The Indian mutual fund industry’s month-end AUM saw a meager 0.7% growth to `7.66 lakh crore in August, according to the Association of Mutual Funds in India (AMFI).
“The fact that MF AUM (assets under management) grew at all, is heartening,” said Meenkashi.
“There was a lot of reallo­cation in August with people preferring to reallocate assets into liquid ffunds and fixed maturity plans,” says Vikaas Sach­deva CEO of Edelweiss Asset Management. Liquid funds typically mature in under a year. Liquid funds’ AUM rose by 16%.
Gilt funds saw an 8.4% rise in AUM to `89 bn in August as market participants renewed interest in government bonds after the RBI announced steps to ease long-end bond yields on August 20.

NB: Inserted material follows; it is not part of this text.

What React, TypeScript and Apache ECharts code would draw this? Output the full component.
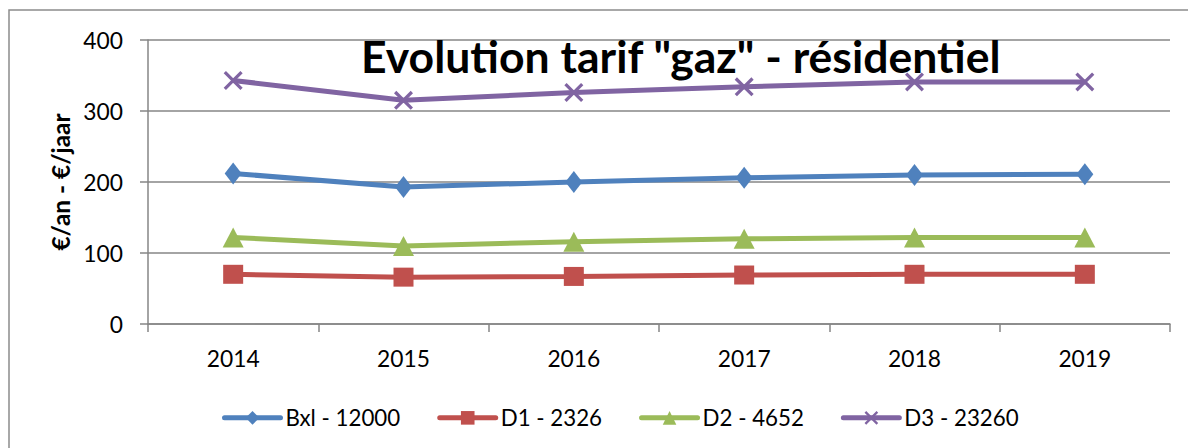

The recent rise in bond yields due to the liquidity-tightening measures by the RBI attracted a lot of buying interest in fixed maturity plans (FMPs). FMPs are closed ended funds which lock-in the yields (currently high) over the time period of the scheme.
Going forward government spending, environmental clearances and the monsoons will be positives for the MF industry, as indeed for the economy in general, while the quantitative easing in the US and any rupee slide will be negatives. For the individual investor, MFs remain the best option.
“Regardless of which asset class you are interested in (gold, equities etc), if you don’t have the knowledge then MFs are your best bet,” said Sachedeva.